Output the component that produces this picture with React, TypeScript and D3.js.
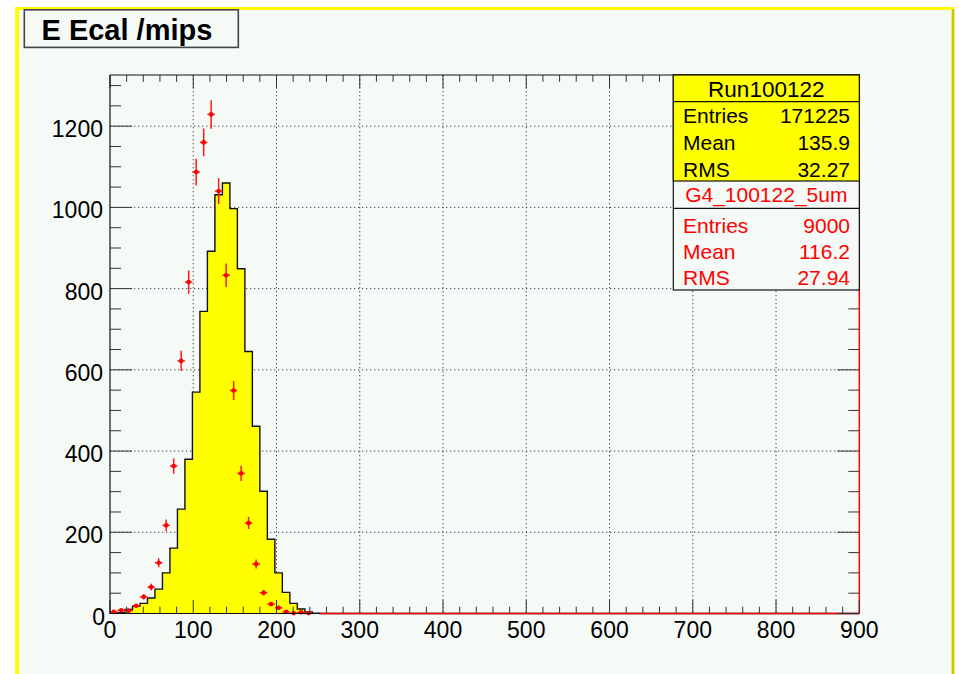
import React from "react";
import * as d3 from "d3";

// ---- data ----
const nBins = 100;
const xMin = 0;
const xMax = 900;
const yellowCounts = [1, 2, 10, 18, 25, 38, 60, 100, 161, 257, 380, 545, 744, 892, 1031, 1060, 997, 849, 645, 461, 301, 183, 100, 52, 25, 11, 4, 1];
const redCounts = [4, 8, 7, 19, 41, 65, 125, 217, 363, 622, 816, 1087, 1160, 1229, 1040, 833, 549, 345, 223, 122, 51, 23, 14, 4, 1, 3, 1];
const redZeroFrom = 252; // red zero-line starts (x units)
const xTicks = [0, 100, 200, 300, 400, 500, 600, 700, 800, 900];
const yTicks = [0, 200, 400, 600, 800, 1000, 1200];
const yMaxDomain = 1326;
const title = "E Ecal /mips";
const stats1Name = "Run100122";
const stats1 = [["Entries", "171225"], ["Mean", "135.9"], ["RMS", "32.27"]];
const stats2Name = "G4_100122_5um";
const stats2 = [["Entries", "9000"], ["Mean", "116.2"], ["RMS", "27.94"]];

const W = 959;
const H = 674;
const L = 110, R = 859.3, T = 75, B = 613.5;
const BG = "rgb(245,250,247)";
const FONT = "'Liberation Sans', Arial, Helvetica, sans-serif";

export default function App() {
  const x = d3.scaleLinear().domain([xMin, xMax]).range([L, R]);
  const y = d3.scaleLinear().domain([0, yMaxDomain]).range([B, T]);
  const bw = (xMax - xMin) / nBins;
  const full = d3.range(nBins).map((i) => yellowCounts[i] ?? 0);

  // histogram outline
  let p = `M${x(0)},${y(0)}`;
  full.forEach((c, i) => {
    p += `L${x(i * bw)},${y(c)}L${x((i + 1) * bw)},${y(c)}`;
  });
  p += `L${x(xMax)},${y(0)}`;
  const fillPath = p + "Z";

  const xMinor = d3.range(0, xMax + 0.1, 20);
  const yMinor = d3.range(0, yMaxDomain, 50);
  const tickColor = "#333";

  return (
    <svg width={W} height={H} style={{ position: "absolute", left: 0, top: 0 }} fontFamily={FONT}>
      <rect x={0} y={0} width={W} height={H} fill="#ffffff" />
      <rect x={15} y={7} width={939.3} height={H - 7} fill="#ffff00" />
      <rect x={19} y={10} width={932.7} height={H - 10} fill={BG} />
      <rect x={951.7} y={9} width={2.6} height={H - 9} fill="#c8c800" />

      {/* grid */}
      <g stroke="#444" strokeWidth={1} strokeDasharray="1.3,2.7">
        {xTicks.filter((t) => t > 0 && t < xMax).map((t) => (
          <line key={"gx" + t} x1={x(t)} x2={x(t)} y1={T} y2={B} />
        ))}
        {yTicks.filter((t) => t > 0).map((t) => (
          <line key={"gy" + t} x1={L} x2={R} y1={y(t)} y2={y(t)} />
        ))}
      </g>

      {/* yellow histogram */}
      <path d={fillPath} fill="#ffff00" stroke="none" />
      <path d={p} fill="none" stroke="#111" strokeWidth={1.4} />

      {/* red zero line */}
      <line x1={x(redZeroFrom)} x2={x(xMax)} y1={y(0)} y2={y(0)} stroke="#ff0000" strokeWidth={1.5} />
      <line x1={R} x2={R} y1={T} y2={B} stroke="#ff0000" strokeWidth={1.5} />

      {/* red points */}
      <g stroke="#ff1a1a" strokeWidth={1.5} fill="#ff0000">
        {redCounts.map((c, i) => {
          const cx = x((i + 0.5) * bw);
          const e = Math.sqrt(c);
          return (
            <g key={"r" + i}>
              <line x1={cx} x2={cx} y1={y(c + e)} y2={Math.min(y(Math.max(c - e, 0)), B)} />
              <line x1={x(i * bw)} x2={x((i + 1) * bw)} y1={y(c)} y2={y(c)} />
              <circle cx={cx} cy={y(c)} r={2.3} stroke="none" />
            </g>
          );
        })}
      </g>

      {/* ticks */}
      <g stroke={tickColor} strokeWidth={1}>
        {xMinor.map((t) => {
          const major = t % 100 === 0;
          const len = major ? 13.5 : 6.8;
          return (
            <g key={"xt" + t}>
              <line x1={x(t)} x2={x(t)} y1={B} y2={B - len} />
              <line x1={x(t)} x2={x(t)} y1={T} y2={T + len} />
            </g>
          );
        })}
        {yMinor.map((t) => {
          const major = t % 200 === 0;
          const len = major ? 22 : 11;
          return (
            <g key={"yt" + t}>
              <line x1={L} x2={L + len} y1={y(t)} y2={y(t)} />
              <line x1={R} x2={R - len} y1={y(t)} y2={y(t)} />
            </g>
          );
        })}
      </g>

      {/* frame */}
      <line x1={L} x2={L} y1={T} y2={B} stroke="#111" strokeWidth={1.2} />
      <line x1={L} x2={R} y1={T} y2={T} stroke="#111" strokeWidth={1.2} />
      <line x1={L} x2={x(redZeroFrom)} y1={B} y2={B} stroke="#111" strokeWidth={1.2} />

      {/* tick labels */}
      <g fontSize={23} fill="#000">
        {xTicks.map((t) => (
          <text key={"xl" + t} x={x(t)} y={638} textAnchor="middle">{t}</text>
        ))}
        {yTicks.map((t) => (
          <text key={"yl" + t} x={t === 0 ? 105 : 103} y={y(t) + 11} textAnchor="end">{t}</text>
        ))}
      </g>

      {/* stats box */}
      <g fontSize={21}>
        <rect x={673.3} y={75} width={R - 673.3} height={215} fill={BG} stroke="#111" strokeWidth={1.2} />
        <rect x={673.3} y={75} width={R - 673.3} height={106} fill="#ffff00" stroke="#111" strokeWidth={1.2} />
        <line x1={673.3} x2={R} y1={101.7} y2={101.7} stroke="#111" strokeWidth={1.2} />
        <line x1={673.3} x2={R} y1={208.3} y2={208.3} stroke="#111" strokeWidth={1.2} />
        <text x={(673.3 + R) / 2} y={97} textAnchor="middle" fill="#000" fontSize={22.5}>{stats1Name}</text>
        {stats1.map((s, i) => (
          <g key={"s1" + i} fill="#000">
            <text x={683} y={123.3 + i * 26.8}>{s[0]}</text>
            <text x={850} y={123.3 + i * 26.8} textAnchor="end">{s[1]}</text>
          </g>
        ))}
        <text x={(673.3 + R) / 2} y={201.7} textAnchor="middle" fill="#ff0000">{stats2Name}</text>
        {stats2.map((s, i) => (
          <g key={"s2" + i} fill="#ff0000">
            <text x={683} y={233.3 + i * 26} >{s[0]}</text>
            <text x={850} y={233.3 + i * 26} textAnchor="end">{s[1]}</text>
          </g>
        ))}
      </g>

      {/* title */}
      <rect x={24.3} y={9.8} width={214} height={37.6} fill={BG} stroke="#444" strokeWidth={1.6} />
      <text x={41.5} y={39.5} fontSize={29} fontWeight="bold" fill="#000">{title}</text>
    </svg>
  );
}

•••

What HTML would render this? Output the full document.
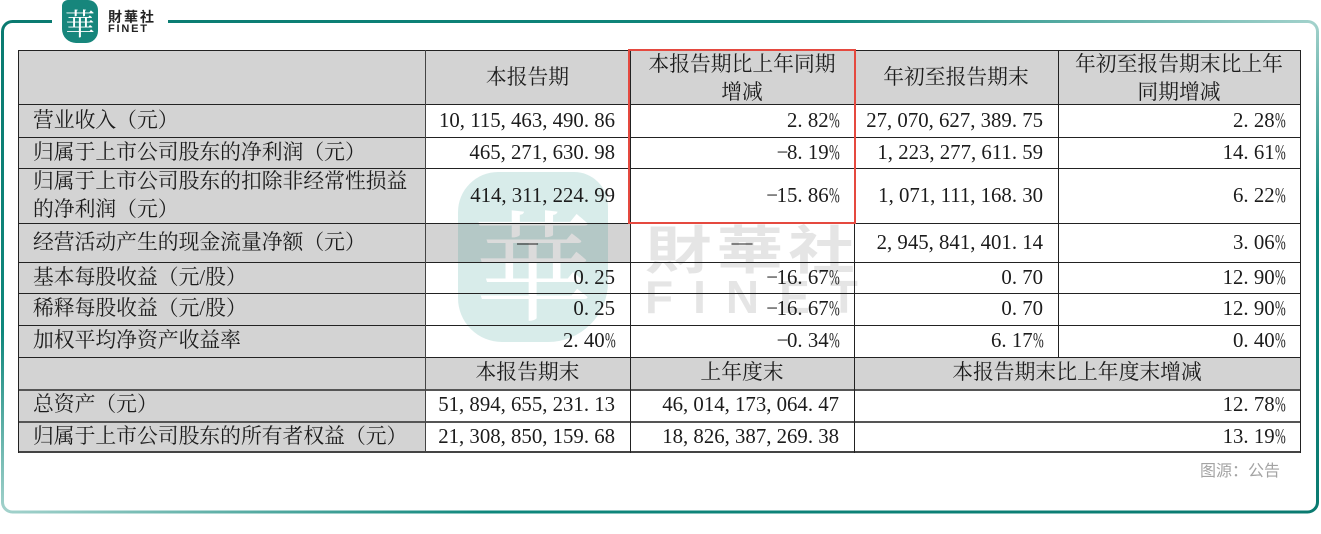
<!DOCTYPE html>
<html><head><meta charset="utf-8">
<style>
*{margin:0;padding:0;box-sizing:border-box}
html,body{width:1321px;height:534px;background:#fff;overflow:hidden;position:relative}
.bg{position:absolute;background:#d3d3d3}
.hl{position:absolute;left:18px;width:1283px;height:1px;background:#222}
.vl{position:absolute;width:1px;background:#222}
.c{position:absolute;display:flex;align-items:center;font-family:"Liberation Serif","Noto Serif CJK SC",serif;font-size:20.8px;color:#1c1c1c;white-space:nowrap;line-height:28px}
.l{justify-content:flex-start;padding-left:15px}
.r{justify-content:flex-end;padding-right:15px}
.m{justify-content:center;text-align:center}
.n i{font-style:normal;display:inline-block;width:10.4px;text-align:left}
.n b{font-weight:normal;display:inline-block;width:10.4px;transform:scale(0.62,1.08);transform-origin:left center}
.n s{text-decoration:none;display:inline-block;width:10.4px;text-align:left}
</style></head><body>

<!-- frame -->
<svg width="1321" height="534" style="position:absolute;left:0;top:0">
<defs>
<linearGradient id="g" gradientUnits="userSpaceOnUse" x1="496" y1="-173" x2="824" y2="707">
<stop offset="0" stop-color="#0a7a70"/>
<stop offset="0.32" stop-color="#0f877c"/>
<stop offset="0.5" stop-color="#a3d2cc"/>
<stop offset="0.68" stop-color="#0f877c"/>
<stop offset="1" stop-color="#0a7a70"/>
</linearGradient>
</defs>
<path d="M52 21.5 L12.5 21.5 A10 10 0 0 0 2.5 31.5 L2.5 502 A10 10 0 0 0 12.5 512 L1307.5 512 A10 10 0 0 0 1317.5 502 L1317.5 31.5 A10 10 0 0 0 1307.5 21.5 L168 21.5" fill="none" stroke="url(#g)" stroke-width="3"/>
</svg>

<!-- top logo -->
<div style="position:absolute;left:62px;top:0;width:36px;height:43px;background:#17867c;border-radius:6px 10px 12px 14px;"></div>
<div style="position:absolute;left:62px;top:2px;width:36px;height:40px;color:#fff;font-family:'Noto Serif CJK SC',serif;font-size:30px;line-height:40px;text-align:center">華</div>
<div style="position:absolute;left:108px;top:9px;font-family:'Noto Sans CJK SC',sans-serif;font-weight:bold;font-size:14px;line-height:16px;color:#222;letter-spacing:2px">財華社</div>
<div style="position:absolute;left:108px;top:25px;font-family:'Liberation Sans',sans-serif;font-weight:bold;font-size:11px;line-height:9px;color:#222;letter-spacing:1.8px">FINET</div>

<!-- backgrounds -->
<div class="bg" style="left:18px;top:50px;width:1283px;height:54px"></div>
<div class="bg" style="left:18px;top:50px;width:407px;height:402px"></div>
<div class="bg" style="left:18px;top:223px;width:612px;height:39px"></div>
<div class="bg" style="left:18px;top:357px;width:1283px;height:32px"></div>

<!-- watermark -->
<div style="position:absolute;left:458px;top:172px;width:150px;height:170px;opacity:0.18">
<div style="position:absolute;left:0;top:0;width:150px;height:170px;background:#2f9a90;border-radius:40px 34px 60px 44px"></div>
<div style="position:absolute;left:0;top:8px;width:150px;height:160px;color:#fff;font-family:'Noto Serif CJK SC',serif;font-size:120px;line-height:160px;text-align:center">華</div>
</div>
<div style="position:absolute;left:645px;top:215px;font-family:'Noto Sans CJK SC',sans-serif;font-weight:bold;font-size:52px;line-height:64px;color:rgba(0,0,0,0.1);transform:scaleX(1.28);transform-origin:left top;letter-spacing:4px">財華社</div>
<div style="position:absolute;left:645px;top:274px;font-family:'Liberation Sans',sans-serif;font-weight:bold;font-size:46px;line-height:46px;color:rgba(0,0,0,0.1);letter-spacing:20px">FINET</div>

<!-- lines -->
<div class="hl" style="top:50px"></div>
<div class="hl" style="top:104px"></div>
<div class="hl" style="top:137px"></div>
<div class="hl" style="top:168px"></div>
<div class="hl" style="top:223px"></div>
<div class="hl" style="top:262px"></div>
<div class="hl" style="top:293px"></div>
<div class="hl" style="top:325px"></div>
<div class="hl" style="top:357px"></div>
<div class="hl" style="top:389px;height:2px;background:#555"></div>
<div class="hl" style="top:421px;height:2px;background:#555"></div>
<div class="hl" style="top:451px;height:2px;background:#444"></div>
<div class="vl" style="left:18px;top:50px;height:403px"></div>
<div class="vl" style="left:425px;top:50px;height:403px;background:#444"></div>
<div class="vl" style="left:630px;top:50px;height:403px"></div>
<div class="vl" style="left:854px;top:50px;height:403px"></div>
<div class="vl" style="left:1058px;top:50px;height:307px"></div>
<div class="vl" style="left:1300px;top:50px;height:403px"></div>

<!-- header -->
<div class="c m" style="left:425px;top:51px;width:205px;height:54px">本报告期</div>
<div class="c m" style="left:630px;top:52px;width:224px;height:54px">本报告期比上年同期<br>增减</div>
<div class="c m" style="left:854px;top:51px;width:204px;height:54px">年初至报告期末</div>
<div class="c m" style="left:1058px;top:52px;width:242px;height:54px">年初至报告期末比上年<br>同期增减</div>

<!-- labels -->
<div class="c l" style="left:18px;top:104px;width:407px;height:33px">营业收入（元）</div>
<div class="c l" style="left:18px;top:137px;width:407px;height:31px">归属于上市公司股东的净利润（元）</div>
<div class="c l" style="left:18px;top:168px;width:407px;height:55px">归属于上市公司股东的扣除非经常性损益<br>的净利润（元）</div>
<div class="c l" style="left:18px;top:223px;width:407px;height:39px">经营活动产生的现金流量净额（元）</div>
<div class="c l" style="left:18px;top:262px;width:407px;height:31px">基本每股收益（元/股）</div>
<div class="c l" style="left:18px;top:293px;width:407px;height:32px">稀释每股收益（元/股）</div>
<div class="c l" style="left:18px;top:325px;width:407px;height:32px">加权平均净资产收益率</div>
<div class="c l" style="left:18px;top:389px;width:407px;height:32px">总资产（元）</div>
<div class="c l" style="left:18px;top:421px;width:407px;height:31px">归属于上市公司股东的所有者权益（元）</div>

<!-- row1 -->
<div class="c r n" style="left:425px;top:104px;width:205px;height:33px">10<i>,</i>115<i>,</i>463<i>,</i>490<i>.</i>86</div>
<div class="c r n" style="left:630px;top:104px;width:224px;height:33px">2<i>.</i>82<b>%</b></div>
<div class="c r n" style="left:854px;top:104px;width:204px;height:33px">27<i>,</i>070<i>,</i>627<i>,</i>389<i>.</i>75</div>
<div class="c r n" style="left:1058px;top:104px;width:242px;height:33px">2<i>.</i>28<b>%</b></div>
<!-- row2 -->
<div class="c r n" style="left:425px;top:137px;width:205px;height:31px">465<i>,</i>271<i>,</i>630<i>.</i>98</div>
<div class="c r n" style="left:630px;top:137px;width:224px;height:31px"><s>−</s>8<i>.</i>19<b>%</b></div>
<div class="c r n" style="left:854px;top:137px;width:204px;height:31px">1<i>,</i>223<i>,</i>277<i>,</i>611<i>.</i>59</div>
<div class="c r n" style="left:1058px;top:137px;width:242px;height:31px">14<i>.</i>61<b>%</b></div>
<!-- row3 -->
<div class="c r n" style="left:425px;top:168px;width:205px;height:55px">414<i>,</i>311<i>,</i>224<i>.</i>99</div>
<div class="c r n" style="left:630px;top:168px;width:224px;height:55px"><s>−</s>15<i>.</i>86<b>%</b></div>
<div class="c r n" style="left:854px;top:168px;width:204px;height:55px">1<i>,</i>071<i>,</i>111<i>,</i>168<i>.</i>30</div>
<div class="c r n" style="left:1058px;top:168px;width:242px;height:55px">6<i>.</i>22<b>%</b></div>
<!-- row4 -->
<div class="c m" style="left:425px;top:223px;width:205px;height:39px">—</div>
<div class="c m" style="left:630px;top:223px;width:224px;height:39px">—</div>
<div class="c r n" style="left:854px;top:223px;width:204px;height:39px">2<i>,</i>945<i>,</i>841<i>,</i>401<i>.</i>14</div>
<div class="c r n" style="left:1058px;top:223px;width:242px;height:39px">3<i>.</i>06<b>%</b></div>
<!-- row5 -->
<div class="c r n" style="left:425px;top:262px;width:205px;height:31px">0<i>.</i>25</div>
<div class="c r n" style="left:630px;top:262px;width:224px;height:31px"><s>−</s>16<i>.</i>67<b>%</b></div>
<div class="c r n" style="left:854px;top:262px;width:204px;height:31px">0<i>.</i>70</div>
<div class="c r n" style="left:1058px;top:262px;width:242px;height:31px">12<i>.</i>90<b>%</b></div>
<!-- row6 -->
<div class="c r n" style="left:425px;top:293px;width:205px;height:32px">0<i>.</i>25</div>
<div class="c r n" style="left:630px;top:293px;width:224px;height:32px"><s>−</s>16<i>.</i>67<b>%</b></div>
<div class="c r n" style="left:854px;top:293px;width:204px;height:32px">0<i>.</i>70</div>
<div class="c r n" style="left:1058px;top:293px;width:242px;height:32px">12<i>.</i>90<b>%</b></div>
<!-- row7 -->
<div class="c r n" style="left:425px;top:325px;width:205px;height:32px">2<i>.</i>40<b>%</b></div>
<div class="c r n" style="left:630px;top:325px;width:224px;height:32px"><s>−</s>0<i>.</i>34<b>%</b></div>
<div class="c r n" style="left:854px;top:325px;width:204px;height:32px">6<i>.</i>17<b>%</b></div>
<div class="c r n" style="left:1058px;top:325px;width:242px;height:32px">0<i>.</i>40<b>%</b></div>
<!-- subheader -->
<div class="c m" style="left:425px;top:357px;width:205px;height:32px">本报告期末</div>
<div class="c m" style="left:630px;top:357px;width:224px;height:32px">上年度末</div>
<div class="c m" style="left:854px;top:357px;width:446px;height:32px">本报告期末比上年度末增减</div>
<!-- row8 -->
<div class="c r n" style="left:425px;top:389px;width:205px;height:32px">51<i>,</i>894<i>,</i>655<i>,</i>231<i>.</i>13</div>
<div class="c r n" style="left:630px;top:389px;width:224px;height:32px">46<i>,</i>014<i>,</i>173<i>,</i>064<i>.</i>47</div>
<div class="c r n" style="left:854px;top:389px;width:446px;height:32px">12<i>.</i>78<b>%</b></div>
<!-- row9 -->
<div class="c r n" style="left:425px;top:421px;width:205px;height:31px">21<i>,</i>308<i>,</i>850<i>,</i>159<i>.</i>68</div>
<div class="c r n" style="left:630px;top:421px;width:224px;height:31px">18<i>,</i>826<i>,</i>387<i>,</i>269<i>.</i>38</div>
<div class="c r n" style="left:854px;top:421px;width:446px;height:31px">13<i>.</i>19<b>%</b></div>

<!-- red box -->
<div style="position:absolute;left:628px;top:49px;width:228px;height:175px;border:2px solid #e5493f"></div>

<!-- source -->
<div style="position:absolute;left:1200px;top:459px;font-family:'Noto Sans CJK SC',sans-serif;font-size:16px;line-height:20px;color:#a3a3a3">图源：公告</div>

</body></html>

•••

Lines that include the word "Output" — how many are there in the data? Answer with the number alone.

▶ **THE RESPONSE**: 2